The following readability formulas consist of two measurements. To analyze a text, the user selects a small number of sample passages. Each method involves analysis based on a syntactic and a semantic variable. The Spache and the Dale-Chall formulas use sentence length (syntactic variable) and numbers of hard words (semantic variable). The Fry Graph employs sentence length and number of syllables per 100 words. You can use the Spache formula for primary grades only. You can use The Dale-Chall Formula from grade four and up. The Fry Graph estimates readability from grade one through the college level.

It is necessary, in using the Dale-Chall and Spache formulas, to count the number of words in the text sample which do not appear on lists of easy words (3000 - Dale-Chall; 1041 - Spache). The difficulty of using these formulas is, therefore, greatly reduced through computer programs which count "hard" words quickly.

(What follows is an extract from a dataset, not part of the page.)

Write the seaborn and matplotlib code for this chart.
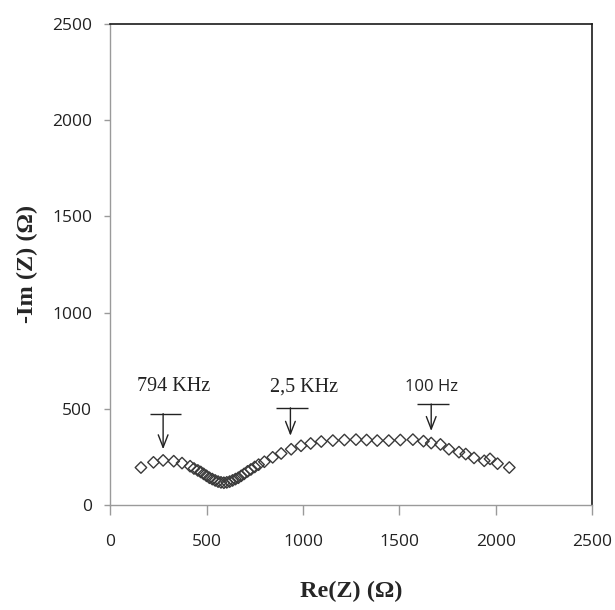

The Fry Graph, does not need the user to manipulate an equation or to count "hard" words. You only count syllables, sentences in a series of one hundred-word samples, and calculate numbers which you can plot on the graph. It is a convenient method if you must work without the aid of a computer.

Formula accuracy should be a central concern of users. The accuracy of the Fry Graph at the primary level is probably not adequate. At that level, it provides, according to Fry (1977), estimates within a year of grade level. At the same level, the Spache formula—designed for use in the primary grades—claims accuracy to within 3.3 months.

For materials above the primary level, the accuracy of the Fry Graph is similar to the Dale-Chall Formula. Although the Dale-Chall may consistently overestimate difficulty, the Fry may consistently yield underestimates. Guidry and Knight (1976) have suggested adjustment factors of -0.891 for the Dale-Chall and +0.865 for the Fry. They found, in an analysis of Newbery Award winning books, that subtracting .891 from a Dale-Chall derived readability score or adding .865 to a Fry score yielded truer estimates of text difficulty.

Many authorities in literacy and language have noted that no formula yields an exact readability level due to sampling methods. Formulas may yield unreliable estimates when you use small numbers of samples. You can improve readability accuracy when you include samples of the entire text. You should use samples that involve continuous 100 word passages from the beginning to the end of the book or document.

Readability formulas are useful tools for obtaining estimates of the difficulty of text, when the intended audience for that text is known only in general terms. For example, librarians, editors, and writers should find formulas valuable when selecting or preparing materials for hypothetical groups such as, "typical" fifth-grade-level readers. However, if you are familiar with the readers' interests, experience, training, knowledge, motivation, and skills—or if you use the materials instructionally—the value of readability formulas is diminished.